On the one hand, Google has confirmed when it performs its initial crawl of a site, keywords in URLs help it understand what the site is about.
However, as this is only factored in when a new site is crawled, its role in an ongoing SEO strategy is minimal.
But again, this doesn’t mean you can’t use them to your advantage. Clear URLs create a better user experience and can be used as naked anchor tags much more accessible than one with 75 random numbers and letters tacked on at the end.
Experiment with your URLs. Take some of your old, non-descriptive links and add keywords to them. Shorten long URLs.
If you’re worried about losing links from the old page, add a 301-redirect pointing to the new one.

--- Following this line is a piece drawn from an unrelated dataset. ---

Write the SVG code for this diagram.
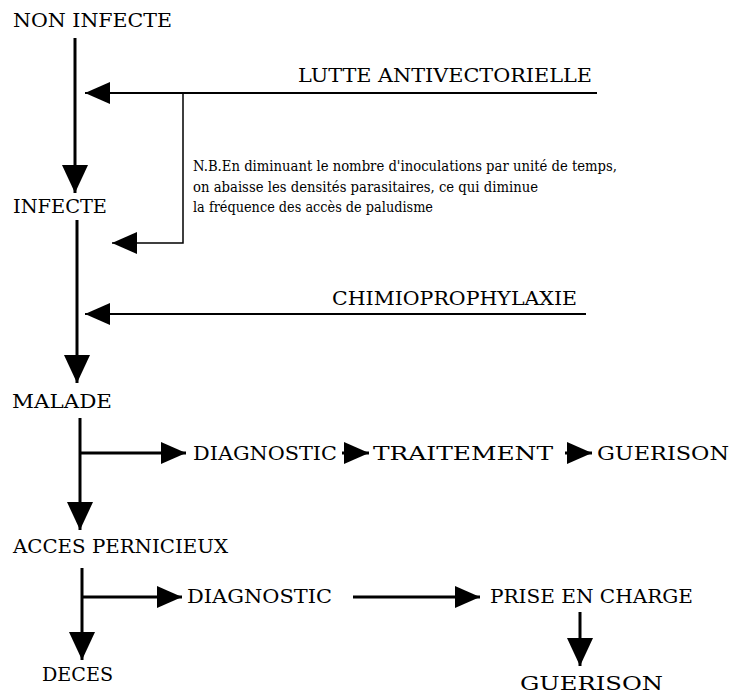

Don’t Be Afraid To Try Something New
Search engine optimization is a constantly shifting landscape. Changing trends can change how people interact with your website.
As algorithms change and new technologies emerge, your strategy needs to evolve.
There has never been, and probably never will be, “set it and forget it” search engine optimization. It will always require forward-thinkers and people willing to experiment to find new ways to get their websites to the top of the rankings.
Who says you can’t be one of them? Someone had to be the first to figure out that keyword stuffing helped rankings, and someone else had to figure out when it stopped working.
If you’re willing to experiment and try new things, you may find the next brilliant new strategy. Just don’t forget to share it with us.